Biden Expands Trump's Bloated Military Budget
There are many good reasons to condemn both ruling parties. Militarism is one of them.
NOTE: I grew up in Beirut during the Lebanese Civil War and I’ve witnessed the devastation and carnage of military conflict. I selected the image above to illustrate what war actually looks like. It is a photo of an Iraqi girl in agony after her parents were killed by U.S. Soldiers in Tal Afar, Iraq in 2005.
Against the backdrop of the drumbeat of war in Ukraine, Reuters reports:
President Joe Biden is expected to ask Congress for a U.S. defense budget exceeding $770 billion for the next fiscal year as the Pentagon seeks to modernize the military, according to three sources familiar with the negotiations, eclipsing the record budget requests by former President Donald Trump. The budget would benefit the biggest U.S. defense contractors including Lockheed, Northrop Grumman Corp and General Dynamics Corp.
To put this budget in context, Biden’s infrastructure bill and Build Back Better Act amount to less than a third the military spending he’s requesting. And of course, Republicans will welcome it, and ask for more. If anything is ‘bipartisan’ in Washington, it’s war.

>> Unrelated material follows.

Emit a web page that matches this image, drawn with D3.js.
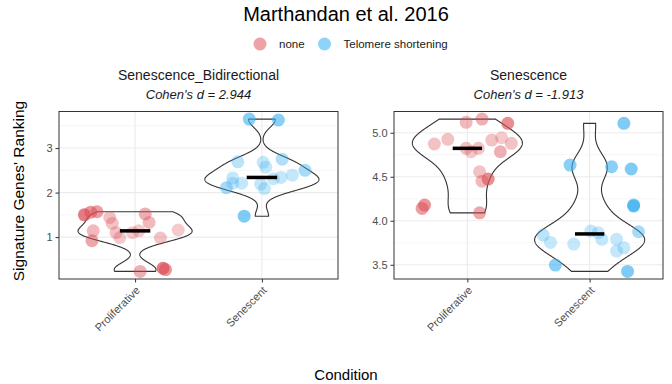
<!DOCTYPE html>
<html>
<head>
<meta charset="utf-8">
<script src="https://cdn.jsdelivr.net/npm/d3@7"></script>
<style>
body { margin: 0; background: #fff; }
text { font-family: "Liberation Sans", Arial, Helvetica, sans-serif; }
</style>
</head>
<body>
<div id="chart-area"></div>
<script>
// categories / labels
const conditions = ["Proliferative", "Senescent"]
const panelNames = ["Senescence_Bidirectional", "Senescence"]
const cohensD = ["2.944", "-1.913"]
const groups = ["none", "Telomere shortening"]
const bidirTicks = [1, 2, 3]
const senTicks = [3.5, 4.0, 4.5, 5.0]

// Senescence_Bidirectional, Proliferative
const biProY = [1.50, 1.56, 1.57, 1.44, 1.31, 1.14, 0.92, 1.10, 0.99, 1.10, 1.14, 1.52, 1.33, 0.98, 1.16, 0.23, 0.30, 0.27]
const biProJit = [-0.40, -0.35, -0.30, -0.20, -0.18, -0.33, -0.34, -0.15, -0.12, -0.02, 0.03, 0.08, 0.11, 0.20, 0.34, 0.04, 0.22, 0.24]
const biProAlpha = [0.75, 0.6, 0.55, 0.35, 0.35, 0.4, 0.5, 0.35, 0.3, 0.3, 0.3, 0.45, 0.4, 0.35, 0.3, 0.45, 0.75, 0.6]

// Senescence_Bidirectional, Senescent
const biSenY = [3.65, 3.63, 2.69, 2.68, 2.57, 2.75, 2.33, 2.21, 2.11, 2.21, 2.19, 2.09, 2.31, 2.34, 2.39, 2.50, 1.47]
const biSenJit = [-0.10, 0.13, -0.19, 0.01, 0.03, 0.16, -0.23, -0.16, -0.28, -0.23, -0.01, 0.02, 0.09, 0.15, 0.24, 0.34, -0.14]
const biSenAlpha = [0.6, 0.6, 0.35, 0.3, 0.3, 0.4, 0.3, 0.3, 0.45, 0.3, 0.3, 0.3, 0.3, 0.3, 0.3, 0.45, 0.65]

// Senescence, Proliferative
const seProY = [5.118, 5.155, 5.107, 4.872, 4.925, 4.823, 4.784, 4.823, 4.917, 4.943, 4.88, 4.784, 4.557, 4.45, 4.474, 4.178, 4.14, 4.09]
const seProJit = [-0.01, 0.12, 0.33, -0.27, -0.16, -0.01, 0.03, 0.09, 0.20, 0.28, 0.36, 0.27, 0.10, 0.12, 0.17, -0.35, -0.37, 0.10]
const seProAlpha = [0.4, 0.45, 0.65, 0.35, 0.35, 0.35, 0.3, 0.35, 0.35, 0.3, 0.35, 0.45, 0.35, 0.4, 0.65, 0.6, 0.55, 0.5]

// Senescence, Senescent
const seSenY = [5.107, 4.633, 4.614, 4.588, 4.167, 4.18, 3.875, 3.837, 3.754, 3.735, 3.883, 3.864, 3.789, 3.789, 3.693, 3.656, 3.497, 3.425]
const seSenJit = [0.28, -0.16, 0.18, 0.34, 0.36, 0.36, 0.40, -0.38, -0.32, -0.13, 0.01, 0.07, 0.10, 0.22, 0.28, 0.22, -0.28, 0.31]
const seSenAlpha = [0.65, 0.6, 0.6, 0.65, 0.7, 0.6, 0.45, 0.35, 0.3, 0.3, 0.3, 0.3, 0.3, 0.3, 0.3, 0.3, 0.6, 0.65]

const colors = {"none": "#DC5058", "Telomere shortening": "#3CAFF0"}
const legendColors = {"none": "#EEA2A6", "Telomere shortening": "#8DD3FA"}

const W = 672, H = 384
const panelTop = 111.5, panelBottom = 279

const svg = d3.select("#chart-area").append("svg")
    .attr("width", W)
    .attr("height", H)
    .attr("style", "background:#fff")

const mk = (ys, jit, alpha) => ys.map((v, i) => ({v, j: jit[i], a: alpha[i]}))

const panels = [
    {name: panelNames[0], d: cohensD[0], left: 59, right: 338, ticks: bidirTicks, fmt: d3.format("d"),
     sets: [mk(biProY, biProJit, biProAlpha), mk(biSenY, biSenJit, biSenAlpha)]},
    {name: panelNames[1], d: cohensD[1], left: 394, right: 663, ticks: senTicks, fmt: d3.format(".1f"),
     sets: [mk(seProY, seProJit, seProAlpha), mk(seSenY, seSenJit, seSenAlpha)]}
]

// gaussian kde with R's bw.nrd0
function nrd0(vals) {
    const s = vals.slice().sort(d3.ascending)
    const sd = d3.deviation(s)
    const iqr = d3.quantile(s, 0.75) - d3.quantile(s, 0.25)
    let lo = Math.min(sd, iqr / 1.34)
    if (!lo) lo = sd || 1
    return 0.9 * lo * Math.pow(s.length, -0.2)
}
function violinData(vals) {
    const bw = nrd0(vals)
    const [lo, hi] = d3.extent(vals)
    const n = 512
    const out = d3.range(n).map(k => {
        const t = lo + (hi - lo) * k / (n - 1)
        const dens = d3.mean(vals, v => Math.exp(-0.5 * ((t - v) / bw) ** 2)) / (bw * Math.sqrt(2 * Math.PI))
        return {t, dens}
    })
    const m = d3.max(out, o => o.dens)
    out.forEach(o => o.w = o.dens / m)
    return out
}

panels.forEach(p => {
    const g = svg.append("g")

    const x = d3.scalePoint()
        .domain(conditions)
        .range([p.left, p.right])
        .padding(0.6)
    const step = x.step()

    const allY = p.sets.flat().map(d => d.v)
    const [mn, mx] = d3.extent(allY)
    const pad = (mx - mn) * 0.05
    const y = d3.scaleLinear()
        .domain([mn - pad, mx + pad])
        .range([panelBottom, panelTop])

    // minor grid
    const minor = p.ticks.slice(0, -1).map((t, i) => (t + p.ticks[i + 1]) / 2)
    minor.push(p.ticks[0] - (p.ticks[1] - p.ticks[0]) / 2)
    minor.push(p.ticks[p.ticks.length - 1] + (p.ticks[1] - p.ticks[0]) / 2)
    g.selectAll(".minor").data(minor.filter(t => t > y.domain()[0] && t < y.domain()[1]))
        .enter().append("line")
        .attr("x1", p.left).attr("x2", p.right)
        .attr("y1", d => y(d)).attr("y2", d => y(d))
        .attr("stroke", "#F0F0F0").attr("stroke-width", 0.6)

    // major grid
    g.selectAll(".hmajor").data(p.ticks)
        .enter().append("line")
        .attr("x1", p.left).attr("x2", p.right)
        .attr("y1", d => y(d)).attr("y2", d => y(d))
        .attr("stroke", "#EBEBEB").attr("stroke-width", 1.1)
    g.selectAll(".vmajor").data(conditions)
        .enter().append("line")
        .attr("x1", d => x(d)).attr("x2", d => x(d))
        .attr("y1", panelTop).attr("y2", panelBottom)
        .attr("stroke", "#EBEBEB").attr("stroke-width", 1.1)

    p.sets.forEach((set, ci) => {
        const cx = x(conditions[ci])
        const vd = violinData(set.map(d => d.v))
        const area = d3.area()
            .x0(d => cx - d.w * 0.45 * step)
            .x1(d => cx + d.w * 0.45 * step)
            .y(d => y(d.t))
        g.append("path")
            .attr("d", area(vd))
            .attr("fill", "none")
            .attr("stroke", "#333")
            .attr("stroke-width", 1.1)
    })

    p.sets.forEach((set, ci) => {
        const cx = x(conditions[ci])
        g.selectAll(null).data(set)
            .enter().append("circle")
            .attr("cx", d => cx + d.j * step)
            .attr("cy", d => y(d.v))
            .attr("r", 6.5)
            .attr("fill", colors[groups[ci]])
            .attr("fill-opacity", d => d.a)
    })

    p.sets.forEach((set, ci) => {
        const cx = x(conditions[ci])
        const med = d3.median(set, d => d.v)
        g.append("line")
            .attr("x1", cx - 0.12 * step).attr("x2", cx + 0.12 * step)
            .attr("y1", y(med)).attr("y2", y(med))
            .attr("stroke", "#000").attr("stroke-width", 3.5)
    })

    // border
    g.append("rect")
        .attr("x", p.left).attr("y", panelTop)
        .attr("width", p.right - p.left).attr("height", panelBottom - panelTop)
        .attr("fill", "none").attr("stroke", "#333").attr("stroke-width", 1)

    // axes
    const yAxis = g.append("g")
        .attr("transform", `translate(${p.left}, 0)`)
        .call(d3.axisLeft(y).tickValues(p.ticks).tickSize(3.5).tickPadding(3).tickFormat(p.fmt))
    yAxis.select(".domain").remove()
    yAxis.selectAll("line").attr("stroke", "#333")
    yAxis.selectAll("text").attr("fill", "#4D4D4D").attr("font-size", "11px")
        .attr("font-family", "Liberation Sans, Arial, sans-serif")

    const xAxis = g.append("g")
        .attr("transform", `translate(0, ${panelBottom})`)
        .call(d3.axisBottom(x).tickSize(3.5))
    xAxis.select(".domain").remove()
    xAxis.selectAll("line").attr("stroke", "#333")
    xAxis.selectAll("text")
        .attr("fill", "#4D4D4D").attr("font-size", "11px")
        .attr("font-family", "Liberation Sans, Arial, sans-serif")
        .attr("y", 0).attr("x", 0).attr("dy", null)
        .attr("text-anchor", "end")
        .attr("transform", "translate(5, 12) rotate(-45)")

    // strip titles
    const mid = (p.left + p.right) / 2
    g.append("text")
        .attr("x", mid).attr("y", 80)
        .attr("text-anchor", "middle")
        .attr("font-size", "14px")
        .attr("fill", "#1A1A1A")
        .text(p.name)
    g.append("text")
        .attr("x", mid).attr("y", 99)
        .attr("text-anchor", "middle")
        .attr("font-size", "13px")
        .attr("font-style", "italic")
        .attr("fill", "#1A1A1A")
        .text(`Cohen's d = ${p.d}`)
})

// Title
svg.append("text")
    .attr("x", 346).attr("y", 21)
    .attr("text-anchor", "middle")
    .attr("font-size", "20px")
    .text("Marthandan et al. 2016")

// Legend
const legX = [260, 324.5]
groups.forEach((gName, i) => {
    svg.append("circle")
        .attr("cx", legX[i]).attr("cy", 44)
        .attr("r", 6.5)
        .attr("fill", legendColors[gName])
    svg.append("text")
        .attr("x", legX[i] + 19).attr("y", 48)
        .attr("font-size", "11.5px")
        .attr("fill", "#1A1A1A")
        .text(gName)
})

// Axis titles
svg.append("text")
    .attr("x", 346).attr("y", 380)
    .attr("text-anchor", "middle")
    .attr("font-size", "15px")
    .text("Condition")

svg.append("text")
    .attr("transform", "translate(24, 191) rotate(-90)")
    .attr("text-anchor", "middle")
    .attr("font-size", "15.5px")
    .text("Signature Genes' Ranking")
</script>
</body>
</html>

A common (and worthwhile) exercise among establishment critics is to list the things that the U.S. government won’t provide to its citizens while having seemingly unlimited money for the military:
The list of policies where Biden has out-Trumped Donald Trump grows by the day. It includes border abuses, oil drilling, coronavirus deaths, and military spending. Chris Hedges writes:
When all else fails, when you are clueless about how to halt a 7.5% inflation rate, when your Build Back Better bill is gutted, when you renege on your promise to raise the minimum wage or forgive student debt, when you can’t halt the Republican suppression of voting rights, when you have no idea how to handle the pandemic which has claimed 900,000 lives – 16% of the world’s total deaths although we are less than 5% of the world’s population … when you watch passively as the ecocide gathers momentum, then you must make the public afraid of enemies, foreign and domestic. You must manufacture an existential threat.
Democrats and liberals will assail leftists as “fascist enablers” for speaking the truth. And they will go back to voting harder for the ‘blue team,’ as though that changes anything.
As I noted recently, large majorities of Americans favor ending the two-party monopoly:
Sixty-two percent of U.S. adults say the "parties do such a poor job representing the American people that a third party is needed," an increase from 57% in September. Meanwhile, 33% of Americans believe the two major political parties are doing an adequate job representing the public, the smallest percentage expressing this view apart from the 26% reading in October 2013.
Considering that political leaders of both ruling parties think making war is more important than ending poverty, hunger, and homelessness, is it any wonder people want a change?
It is unquestionably true, even if discomforting, that meaningful change benefitting the average American is less and less likely going to happen at the ballot box.